Why doesn’t it get stuck?
You might be thinking there are some edge cases. If you just consider a 3D surface and finding the lowest point you can easily imagine edge cases where training would fail to converge. You could create a “flat spot” (also known as a saddle point) so that the gradient is zero and weights don’t get updated. Or you could create some deep wells that gradient descent could fall into and never get out.
In extremely high-dimensional spaces (like our 10 billion parameter network), the statistical likelihood of all dimensions creating a perfect trap becomes vanishingly small. It's a bit like trying to balance a pencil perfectly on its tip - theoretically possible, but practically, any tiny disturbance will cause it to fall in some direction.

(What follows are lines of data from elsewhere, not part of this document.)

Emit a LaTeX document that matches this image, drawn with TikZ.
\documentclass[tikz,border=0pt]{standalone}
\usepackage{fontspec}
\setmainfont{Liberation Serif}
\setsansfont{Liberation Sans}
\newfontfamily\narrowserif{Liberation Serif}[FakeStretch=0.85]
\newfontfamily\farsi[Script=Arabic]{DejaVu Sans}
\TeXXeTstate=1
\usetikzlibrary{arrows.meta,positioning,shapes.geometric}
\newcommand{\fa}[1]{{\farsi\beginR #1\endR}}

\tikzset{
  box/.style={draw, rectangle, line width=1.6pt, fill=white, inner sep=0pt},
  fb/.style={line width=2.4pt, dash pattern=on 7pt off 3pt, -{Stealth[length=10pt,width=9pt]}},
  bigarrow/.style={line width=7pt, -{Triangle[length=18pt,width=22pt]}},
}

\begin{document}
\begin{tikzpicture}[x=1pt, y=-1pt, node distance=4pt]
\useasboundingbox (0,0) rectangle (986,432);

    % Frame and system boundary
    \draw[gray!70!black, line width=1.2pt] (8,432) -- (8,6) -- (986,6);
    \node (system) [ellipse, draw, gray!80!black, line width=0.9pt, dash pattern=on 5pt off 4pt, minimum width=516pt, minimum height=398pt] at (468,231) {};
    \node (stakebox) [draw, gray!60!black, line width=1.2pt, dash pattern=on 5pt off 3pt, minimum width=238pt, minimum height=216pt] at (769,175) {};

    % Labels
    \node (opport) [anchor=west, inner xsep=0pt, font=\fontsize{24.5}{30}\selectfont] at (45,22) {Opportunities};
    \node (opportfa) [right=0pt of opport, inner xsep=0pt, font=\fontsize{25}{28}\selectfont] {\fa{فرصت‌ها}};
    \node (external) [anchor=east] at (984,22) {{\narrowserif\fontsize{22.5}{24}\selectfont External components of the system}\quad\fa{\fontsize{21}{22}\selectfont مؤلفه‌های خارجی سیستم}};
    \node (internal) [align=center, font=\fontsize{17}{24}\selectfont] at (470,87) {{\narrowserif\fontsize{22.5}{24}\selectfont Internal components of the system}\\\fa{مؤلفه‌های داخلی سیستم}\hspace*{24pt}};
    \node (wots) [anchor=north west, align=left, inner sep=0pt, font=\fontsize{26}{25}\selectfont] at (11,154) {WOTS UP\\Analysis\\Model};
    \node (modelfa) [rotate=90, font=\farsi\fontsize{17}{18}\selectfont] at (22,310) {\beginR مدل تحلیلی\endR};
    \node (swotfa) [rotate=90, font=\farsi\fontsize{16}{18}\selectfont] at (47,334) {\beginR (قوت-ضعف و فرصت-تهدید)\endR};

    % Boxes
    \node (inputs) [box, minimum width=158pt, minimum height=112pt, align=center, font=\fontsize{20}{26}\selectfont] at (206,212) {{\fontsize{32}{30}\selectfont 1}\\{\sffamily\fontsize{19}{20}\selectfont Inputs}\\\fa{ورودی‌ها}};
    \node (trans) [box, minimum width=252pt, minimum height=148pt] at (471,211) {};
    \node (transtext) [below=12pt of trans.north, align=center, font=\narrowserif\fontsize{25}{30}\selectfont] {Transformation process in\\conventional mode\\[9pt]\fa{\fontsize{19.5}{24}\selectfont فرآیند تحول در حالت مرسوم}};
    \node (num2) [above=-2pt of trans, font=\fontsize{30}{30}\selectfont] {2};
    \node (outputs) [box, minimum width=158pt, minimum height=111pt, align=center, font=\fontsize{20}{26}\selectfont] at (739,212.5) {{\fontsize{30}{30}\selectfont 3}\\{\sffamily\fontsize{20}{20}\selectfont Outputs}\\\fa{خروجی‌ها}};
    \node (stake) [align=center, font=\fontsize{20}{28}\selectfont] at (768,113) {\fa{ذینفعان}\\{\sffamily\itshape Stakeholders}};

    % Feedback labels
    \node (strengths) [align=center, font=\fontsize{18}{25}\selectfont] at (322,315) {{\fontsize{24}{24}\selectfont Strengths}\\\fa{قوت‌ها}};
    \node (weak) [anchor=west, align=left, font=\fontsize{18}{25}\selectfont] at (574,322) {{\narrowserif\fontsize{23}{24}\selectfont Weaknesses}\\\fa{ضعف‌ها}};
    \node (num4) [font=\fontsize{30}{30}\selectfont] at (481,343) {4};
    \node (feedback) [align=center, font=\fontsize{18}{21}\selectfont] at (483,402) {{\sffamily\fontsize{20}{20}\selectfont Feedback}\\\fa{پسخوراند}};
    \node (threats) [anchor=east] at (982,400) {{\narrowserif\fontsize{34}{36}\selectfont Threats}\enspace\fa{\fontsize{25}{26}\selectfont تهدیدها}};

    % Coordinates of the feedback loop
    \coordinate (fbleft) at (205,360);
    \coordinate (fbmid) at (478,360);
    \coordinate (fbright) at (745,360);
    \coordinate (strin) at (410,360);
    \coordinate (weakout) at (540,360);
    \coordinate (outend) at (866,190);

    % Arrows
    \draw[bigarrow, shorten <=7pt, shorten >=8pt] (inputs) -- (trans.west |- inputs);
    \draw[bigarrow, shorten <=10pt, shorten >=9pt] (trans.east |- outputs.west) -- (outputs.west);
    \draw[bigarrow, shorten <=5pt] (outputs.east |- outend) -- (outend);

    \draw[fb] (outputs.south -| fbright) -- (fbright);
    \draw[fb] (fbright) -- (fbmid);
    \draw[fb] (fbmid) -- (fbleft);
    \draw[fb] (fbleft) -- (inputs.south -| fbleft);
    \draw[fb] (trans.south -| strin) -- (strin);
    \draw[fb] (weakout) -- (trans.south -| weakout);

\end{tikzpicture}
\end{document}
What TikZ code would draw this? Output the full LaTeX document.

Flat regions(where the gradients are close to zero) do exist in high-dimensional spaces. Techniques like the Adam optimizer help, by increasing momentum and velocity so that these areas can be travelled over rather than get stuck.
Conclusion
So that’s back-propagation. Adjust the weights based on the error by calculating the gradient and heading in the right direction. You can get a bit smarter by dynamically adjusting how far you jump.
This simple mechanism (albeit scaled up to a huge number of parameters) is what powers everything from ChatGPT to image recognition systems.